It sounds like the start to a bad joke—25 student nurse anesthetists walk into a courtroom…let’s just hope you don’t fall asleep before we get to the punchline.

While the Eleventh Circuit’s opinion regarding whether a class of 25 anesthetist students are employees or interns under the FLSA began lightheartedly, the opinion quickly dug into the issue, making significant changes to the standard for determining FLSA intern standards in the Eleventh Circuit. The opinion in Schumann v. Collier Anesthesia, PA, 14-13169 (11th Cir. Sept. 11, 2015), adopted the reasoning from the Second Circuit’s recent decision in Glatt v. Fox Searchlight Pictures, Inc., 791 F.3e 376 (2d Cir. 2015), finding that the Department of Labor’s Handbook on trainees or students within the FLSA did not appropriately take into account all factors necessary to determine whether interns were entitled to federal minimum wage and overtime requirements.
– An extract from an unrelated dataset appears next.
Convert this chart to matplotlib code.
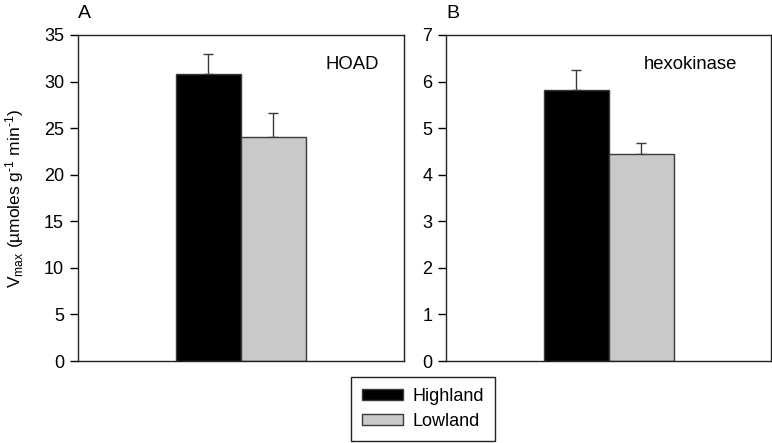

The Court adopted the six factors recently set forth by the Second Circuit, and discussed previously on the blog here, including:

  1. The extent to which the intern and the employer clearly understand that there is no expectation of compensation. Any promise of compensation, express or implied, suggests that the intern is an employee—and vice versa.
  2. The extent to which the internship provides training that would be similar to that which would be given in an educational environment, including the clinical and other hands-on training provided by educational institutions.
  3. The extent to which the internship is tied to the intern's formal education program by integrated coursework or the receipt of academic credit.
  4. The extent to which the internship accommodates the intern's academic commitments by corresponding to the academic calendar.
  5. The extent to which the internship's duration is limited to the period in which the internship provides the intern with beneficial learning.
  6. The extent to which the intern's work complements, rather than displaces, the work of paid employees while providing significant educational benefits to the intern.
  7. The extent to which the intern and the employer understand that the internship is conducted without entitlement to a paid job at the conclusion of the internship.

When reviewing these factors the Court noted that, “[n]o one factor is dispositive and every factor need not point in the same direction for the court to conclude that the intern is not an employee.” The court instead weighs and balances the circumstances that surround the seven factors. As a result of the adoption of the above-discussed seven factors, the Court vacated the district court’s decision and remanded the case, directing the district court to employ the above-stated factors to determine whether the students were employees or interns.

As this new standard continues to gain traction throughout the country, companies that are currently using unpaid interns in any capacity (whether through a credit-offered program with a university or through a more informal path) should perform a full analysis of whether their programs satisfy any or all of the seven factors discussed above.